» **Record excerpts**:
◆ ◆ ◆ ◆ ◆

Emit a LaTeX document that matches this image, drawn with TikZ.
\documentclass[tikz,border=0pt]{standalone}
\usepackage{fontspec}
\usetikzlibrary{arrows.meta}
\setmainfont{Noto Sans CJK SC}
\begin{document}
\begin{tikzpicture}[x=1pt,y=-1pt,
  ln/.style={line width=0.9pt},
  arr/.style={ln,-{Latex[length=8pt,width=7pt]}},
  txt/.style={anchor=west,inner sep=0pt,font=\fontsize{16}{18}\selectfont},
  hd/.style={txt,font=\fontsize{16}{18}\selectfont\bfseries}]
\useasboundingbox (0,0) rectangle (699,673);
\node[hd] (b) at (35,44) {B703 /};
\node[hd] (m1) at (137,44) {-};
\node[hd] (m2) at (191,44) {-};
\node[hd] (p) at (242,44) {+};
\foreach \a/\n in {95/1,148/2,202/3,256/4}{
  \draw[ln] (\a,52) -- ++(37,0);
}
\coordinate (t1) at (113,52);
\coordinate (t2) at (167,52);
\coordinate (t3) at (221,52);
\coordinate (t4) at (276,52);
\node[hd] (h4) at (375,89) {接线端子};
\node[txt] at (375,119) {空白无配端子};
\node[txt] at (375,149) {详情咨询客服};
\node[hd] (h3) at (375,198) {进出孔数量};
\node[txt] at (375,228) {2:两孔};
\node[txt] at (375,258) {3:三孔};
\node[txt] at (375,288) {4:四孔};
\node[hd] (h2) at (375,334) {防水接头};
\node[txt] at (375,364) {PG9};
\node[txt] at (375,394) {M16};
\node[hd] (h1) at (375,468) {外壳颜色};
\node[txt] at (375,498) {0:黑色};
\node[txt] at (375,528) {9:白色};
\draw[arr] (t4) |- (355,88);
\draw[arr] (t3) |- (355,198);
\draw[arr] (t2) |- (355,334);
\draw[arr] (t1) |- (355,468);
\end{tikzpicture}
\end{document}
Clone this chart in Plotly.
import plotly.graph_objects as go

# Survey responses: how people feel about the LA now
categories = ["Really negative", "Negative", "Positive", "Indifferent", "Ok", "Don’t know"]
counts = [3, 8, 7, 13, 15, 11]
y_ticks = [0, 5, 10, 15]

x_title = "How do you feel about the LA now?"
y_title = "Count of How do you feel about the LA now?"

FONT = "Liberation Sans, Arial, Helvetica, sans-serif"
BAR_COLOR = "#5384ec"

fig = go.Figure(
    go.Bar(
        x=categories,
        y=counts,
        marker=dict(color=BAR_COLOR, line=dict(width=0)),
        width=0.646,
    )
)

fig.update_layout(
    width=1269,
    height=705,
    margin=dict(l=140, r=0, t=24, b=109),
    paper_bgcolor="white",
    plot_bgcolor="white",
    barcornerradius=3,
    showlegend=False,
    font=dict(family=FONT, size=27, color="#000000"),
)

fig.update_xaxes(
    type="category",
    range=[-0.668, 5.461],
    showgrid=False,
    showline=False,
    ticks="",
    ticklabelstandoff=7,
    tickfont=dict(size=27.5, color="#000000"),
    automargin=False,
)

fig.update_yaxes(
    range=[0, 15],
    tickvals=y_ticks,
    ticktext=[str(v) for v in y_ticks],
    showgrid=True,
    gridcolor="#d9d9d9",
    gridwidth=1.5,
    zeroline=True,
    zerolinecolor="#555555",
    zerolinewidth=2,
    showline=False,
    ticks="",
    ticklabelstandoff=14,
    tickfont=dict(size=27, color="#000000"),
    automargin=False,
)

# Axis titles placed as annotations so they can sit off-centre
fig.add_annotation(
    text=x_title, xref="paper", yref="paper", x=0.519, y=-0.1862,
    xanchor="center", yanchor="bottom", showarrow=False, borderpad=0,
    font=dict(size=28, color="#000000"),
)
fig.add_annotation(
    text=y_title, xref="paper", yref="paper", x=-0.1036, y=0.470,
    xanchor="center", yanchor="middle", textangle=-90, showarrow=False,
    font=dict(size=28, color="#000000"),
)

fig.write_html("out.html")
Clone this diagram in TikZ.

◆ ◆ ◆ ◆ ◆

» **Exercise details**:
The required output is the exact run of lines from the beginning of the listing above to the line that contains "import plotly.graph_objects as go", inclusive of both.

» **Correct answer**:
Emit a LaTeX document that matches this image, drawn with TikZ.
\documentclass[tikz,border=0pt]{standalone}
\usepackage{fontspec}
\usetikzlibrary{arrows.meta}
\setmainfont{Noto Sans CJK SC}
\begin{document}
\begin{tikzpicture}[x=1pt,y=-1pt,
  ln/.style={line width=0.9pt},
  arr/.style={ln,-{Latex[length=8pt,width=7pt]}},
  txt/.style={anchor=west,inner sep=0pt,font=\fontsize{16}{18}\selectfont},
  hd/.style={txt,font=\fontsize{16}{18}\selectfont\bfseries}]
\useasboundingbox (0,0) rectangle (699,673);
\node[hd] (b) at (35,44) {B703 /};
\node[hd] (m1) at (137,44) {-};
\node[hd] (m2) at (191,44) {-};
\node[hd] (p) at (242,44) {+};
\foreach \a/\n in {95/1,148/2,202/3,256/4}{
  \draw[ln] (\a,52) -- ++(37,0);
}
\coordinate (t1) at (113,52);
\coordinate (t2) at (167,52);
\coordinate (t3) at (221,52);
\coordinate (t4) at (276,52);
\node[hd] (h4) at (375,89) {接线端子};
\node[txt] at (375,119) {空白无配端子};
\node[txt] at (375,149) {详情咨询客服};
\node[hd] (h3) at (375,198) {进出孔数量};
\node[txt] at (375,228) {2:两孔};
\node[txt] at (375,258) {3:三孔};
\node[txt] at (375,288) {4:四孔};
\node[hd] (h2) at (375,334) {防水接头};
\node[txt] at (375,364) {PG9};
\node[txt] at (375,394) {M16};
\node[hd] (h1) at (375,468) {外壳颜色};
\node[txt] at (375,498) {0:黑色};
\node[txt] at (375,528) {9:白色};
\draw[arr] (t4) |- (355,88);
\draw[arr] (t3) |- (355,198);
\draw[arr] (t2) |- (355,334);
\draw[arr] (t1) |- (355,468);
\end{tikzpicture}
\end{document}
Clone this chart in Plotly.
import plotly.graph_objects as go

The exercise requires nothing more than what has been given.